考虑混凝土塑性耗散的CDM-XFEM裂缝计算方法

混凝土结构在服役期间受外界载荷的影响容易产生裂缝, 导致结构刚度降低、构件承载性能衰退, 而采用准确的计算方法预测混凝土裂缝的发展是治理裂缝的基本前提, 也是保障结构安全的重要手段. 连续损伤力学方法(continuou damage method, CDM)能够描述微裂缝的扩展过程, 但不能表示离散的开裂面, 且存在网格诱导偏差及虚假应力传递的弊端, 扩展有限单元法(mechanics-extended finite element method, XFEM)能够描述宏观裂纹的扩展过程, 但不能反映微裂缝的动态扩展, 两者计算出的裂纹分布与实际差异均较大. 现有的CDM-XFEM方法已经能够模拟混凝土微裂缝及宏观裂缝发展的整个过程, 但忽略了宏观裂缝出现时混凝土产生的塑性应变, CDM与XFEM的能量转化过程欠缺平衡性. 因此, 本文重点考虑能量转化时的塑性耗散, 选取指数型函数为粘结裂缝的牵引-分离模式, 基于能量及应力等效的条件重新构建了CDM与XFEM之间的能量转化方程. 采用广义逆最小二乘法求解能量转化系数, 确定能量转化时的临界位移, 并给出了裂缝面水平集的更新算法及整体计算方法的程序流程. 以双切口混凝土受剪拉开裂试验为例, 采用多种裂缝计算方法与试验进行了对比. 结果表明, 采用考虑混凝土塑性耗散的CDM-XFEM方法算出的裂缝分布及拉力-张开位移曲线与试验结果差异最小, 说明采用考虑混凝土塑性耗散的CDM-XFEM计算方法能够更好地计算混凝土裂缝. 

CDM-XFEM METHOD FOR CRACK CALCULATION CONSIDERED PLASTIC DISSIPATION OF CONCRETE

The concrete structure is easy to appear cracks under external loading during service, which leads to the reduction of structural stiffness and the decline of bearing capacity. Using accurate calculation method to predict the cracks development of concrete is the basic premise for crack control, and also the important measure to ensure the safety of structure.
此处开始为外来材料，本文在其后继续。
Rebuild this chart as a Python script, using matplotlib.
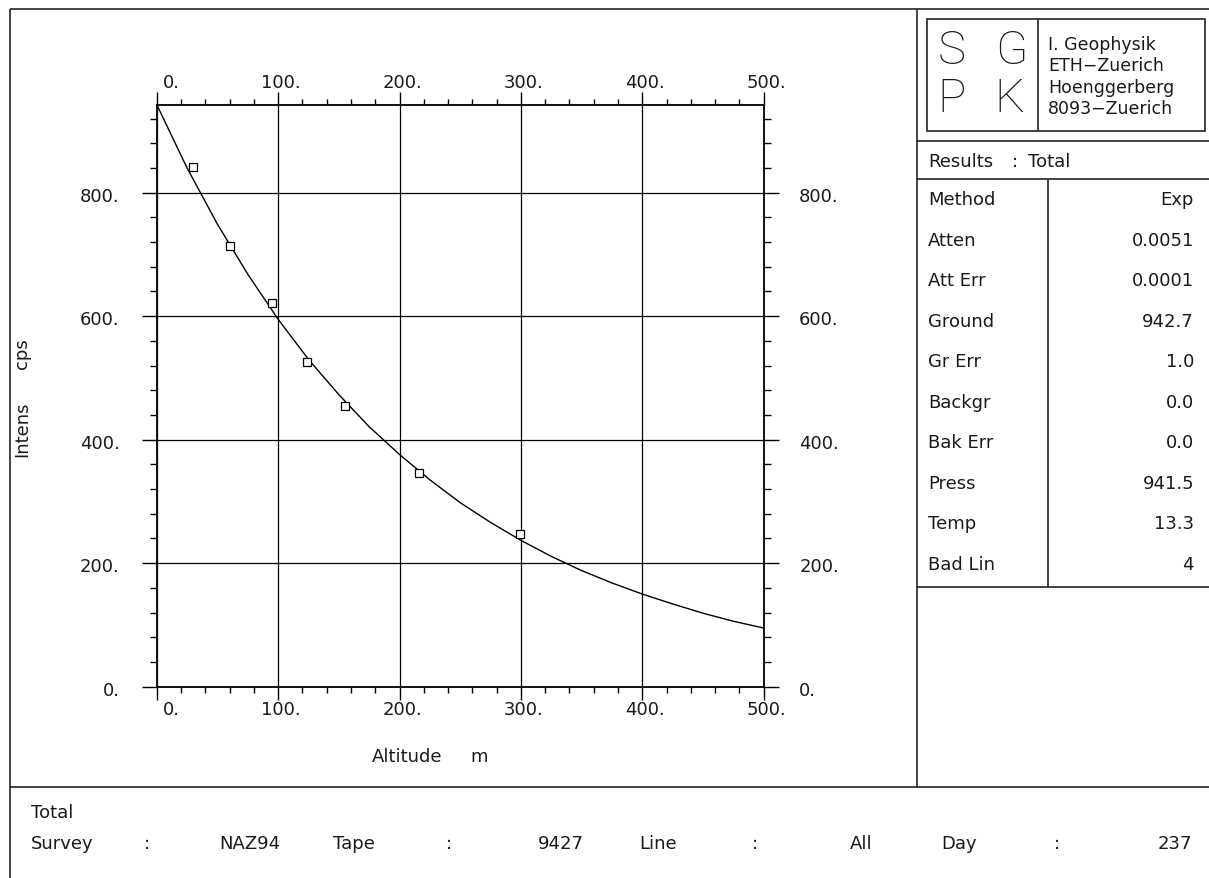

Continuous damage method (CDM) can describe the propagation process of micro cracks, but cannot represent discrete crack surface and contained disadvantages of grid induced deviation and false stress transfer, mechanics-extended finite element method (XFEM) can describe the propagation process of macro cracks, but cannot reflect the dynamic propagation of micro cracks, the cracks distribution calculated by the two methods are all quite different from the actual situation. The existing CDM-XFEM method can effectively simulate the whole process of concrete micro and macro cracks development, but the concrete plastic strain is ignored when the macro cracks appeared, so the energy conversion between CDM and XFEM is lack of balance. In this paper, the plastic dissipation of energy conversion is considered, the exponential function is selected as the traction separation mode of cohesive crack, based on the principle of energy and stress equivalence, the energy conversion equation between CDM and XFEM is reconstructed, the generalized inverse least square method is used to solve the energy conversion coefficient and determine the critical displacement during energy conversion, the updating algorithm of crack level set and overall calculation procedure are given out. Taking the shear tensile cracking experiment of concrete with double incisions as an example, various calculation methods of concrete crack are compared with the experiment. The results show that the crack distribution and tension-displacement curve calculated by CDM-XFEM method considered concrete plastic dissipation is most close to the experiment, which indicates that CDM-XFEM calculation method considered concrete plastic dissipation can better calculate concrete cracks.